5. ROYI 2018 Latest Stair Climbing Cart
- Max weight capacity: 75 lb
- Dimensions: 24.8”H x 12.2”W x 10.2”D
- Cubic capacity: 1.78 cu ft
- Wheels: Heavy-duty wheels; tri-wheel design
- Weight: 7.0 lb
- Foldable (Yes/No): Yes
- Materials: Stainless steel frame; water-proof canvas bag; rubber wheels
- Handle description: Extendable; with non-slip rubber grip; with three grip levels
As you have seen, some carts may need to be lifted or carried on shoulders when going up or down a flight of stairs. If that’s not your idea of a useful and versatile cart, then perhaps what you need is ROYI’s latest stair climbing cart. Check out its other qualities which we believe make it one of the best rolling carts for teachers.
- Climbing cart – This ROYI cart is not only capable of taking a few steps; it is actually designed for climbing and going downstairs.
- Quick assembly – Assembling this cart typically takes only about a couple of minutes. Simply snap the parts into place, and it’s ready to work.
- Quiet – Users say the rubber wheels hardly make any sound.
- Versatile – You can use the cart as a dolly or hand truck without the bag. It has a platform where you can set boxes, suitcases, or other items that don’t fit inside the bag.
- The handle has three grip levels – The highest grip is 41.5” from the ground. A tall person will find carts with high handles more comfortable to steer than one with lower handles.
- Front support or kickstand tends to fold down on its own – Design upgrades must include a lock to prevent accidental folding.

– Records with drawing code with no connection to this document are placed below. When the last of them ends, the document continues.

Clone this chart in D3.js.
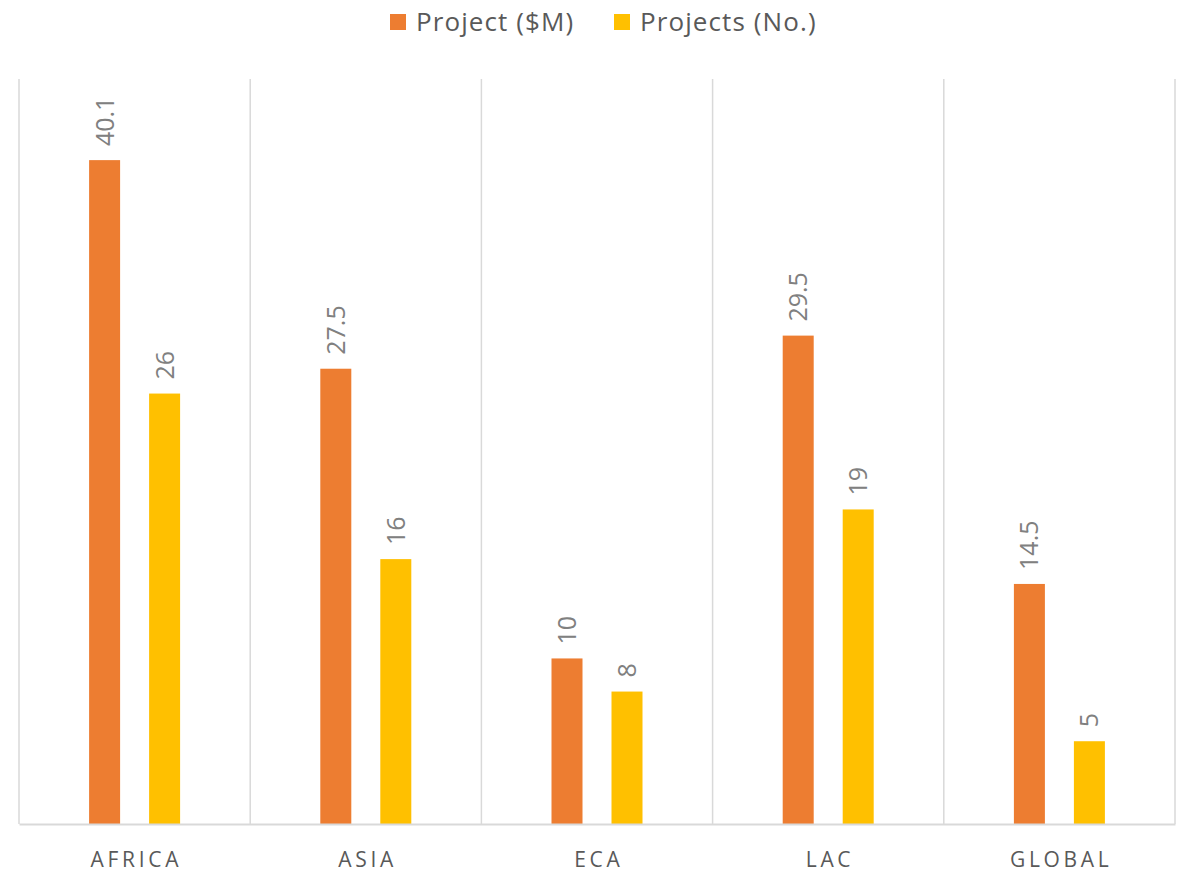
<!DOCTYPE html>
<html>
<head>
<meta charset="utf-8">
<script src="https://cdn.jsdelivr.net/npm/d3@7"></script>
<style>
  body { margin: 0; background: #fff; }
  svg { display: block; }
</style>
</head>
<body>
<svg id="chart" width="1179" height="874"></svg>
<script>
const categories = ["AFRICA", "ASIA", "ECA", "LAC", "GLOBAL"];
const seriesNames = ["Project ($M)", "Projects (No.)"];
const projectMillions = [40.1, 27.5, 10, 29.5, 14.5];
const projectCounts = [26, 16, 8, 19, 5];
const seriesColors = ["#ED7D31", "#FFC000"];

const FONT = "'Open Sans', Lato, sans-serif";
const svg = d3.select("#chart");
const W = 1179, H = 874;
const margin = { top: 79, right: 4, bottom: 50, left: 19 };
const plotW = W - margin.left - margin.right;
const plotH = H - margin.top - margin.bottom;

const g = svg.append("g").attr("transform", `translate(${margin.left},${margin.top})`);

const x = d3.scaleBand().domain(categories).range([0, plotW]).padding(0);
const y = d3.scaleLinear().domain([0, 45]).range([plotH, 0]);

const barW = 31;
const offsets = [-30, 30];
const series = [projectMillions, projectCounts];

// vertical gridlines at category boundaries
const bounds = categories.map(c => x(c)).concat([plotW]);
g.selectAll("line.grid").data(bounds).enter().append("line")
  .attr("class", "grid")
  .attr("x1", d => d).attr("x2", d => d)
  .attr("y1", 0).attr("y2", plotH)
  .attr("stroke", "#D9D9D9").attr("stroke-width", 1.5);

// bars
series.forEach((vals, si) => {
  const data = categories.map((c, i) => ({ c, v: vals[i] }));
  g.selectAll(`rect.s${si}`).data(data).enter().append("rect")
    .attr("class", `s${si}`)
    .attr("x", d => x(d.c) + x.bandwidth() / 2 + offsets[si] - barW / 2)
    .attr("width", barW)
    .attr("y", d => y(d.v))
    .attr("height", d => plotH - y(d.v))
    .attr("fill", seriesColors[si]);

  g.selectAll(`text.l${si}`).data(data).enter().append("text")
    .attr("class", `l${si}`)
    .attr("transform", d => `translate(${x(d.c) + x.bandwidth() / 2 + offsets[si] + 9},${y(d.v) - 14}) rotate(-90)`)
    .attr("text-anchor", "start")
    .attr("font-family", FONT)
    .attr("font-size", 25)
    .attr("fill", "#808080")
    .text(d => d.v);
});

// baseline axis
const xAxis = d3.axisBottom(x).tickSize(0).tickPadding(28);
const ax = g.append("g").attr("transform", `translate(0,${plotH})`).call(xAxis);
ax.select(".domain").attr("stroke", "#D9D9D9").attr("stroke-width", 2);
ax.selectAll("text")
  .attr("font-family", FONT)
  .attr("font-size", 21)
  .attr("letter-spacing", "3.7px")
  .attr("dx", "1.8px")
  .attr("fill", "#595959");

// legend
const legend = svg.append("g");
const legendX = [390, 614];
seriesNames.forEach((name, i) => {
  const lg = legend.append("g").attr("transform", `translate(${legendX[i]},0)`);
  lg.append("rect").attr("x", 0).attr("y", 14).attr("width", 16).attr("height", 16).attr("fill", seriesColors[i]);
  lg.append("text").attr("x", 26).attr("y", 31)
    .attr("font-family", FONT)
    .attr("font-size", 26)
    .attr("letter-spacing", "1.1px")
    .attr("fill", "#595959")
    .text(name);
});
</script>
</body>
</html>
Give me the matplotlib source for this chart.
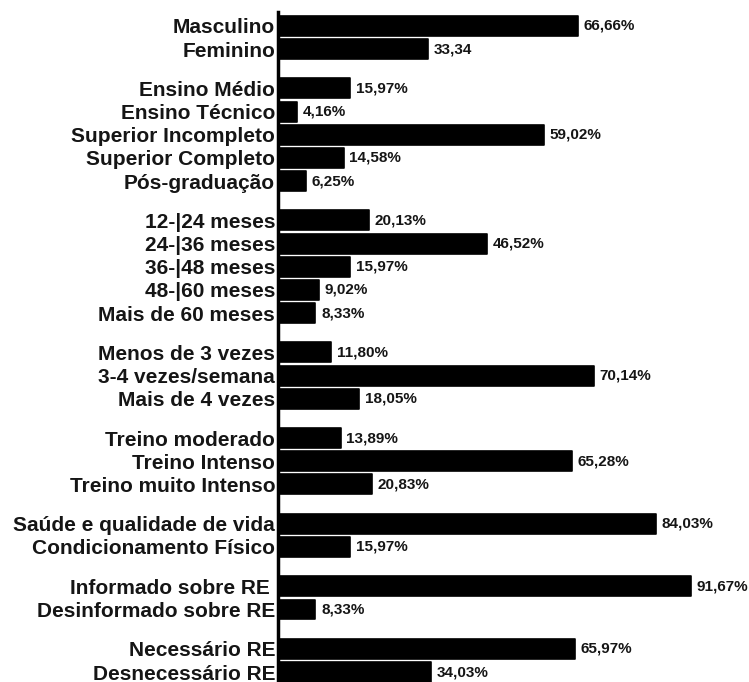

- Plastic grip is not as durable as the rest of the cart – Some users have already complained that the plastic portion of the handle cracked after a few uses.
- You can’t trust the cart for loads beyond 30 pounds – Especially when climbing stairs. Doing so will be unsafe and will reduce the cart’s life.
- Users report that it’s somewhat tippy when empty – Also, the plastic handle’s design makes it difficult to hang. These are non-issues if you have room for storing the folded cart flat.
- Turning problems – Users say the wheels are not as great at turning tight corners as they are at climbing stairs. If your usual route has more sharp turns than steps to climb, then you’ll be better off with multidirectional wheels instead of tri-wheels.
The best rolling carts for teachers are a combination of many things. Like any other cart, these carts must be capable of carrying their intended load. That’s the basic requirement. The rest is about matching various features and specs to your own unique needs. The right cart will not only help you become an efficient teacher but also protect you from discomforts and musculoskeletal disorders.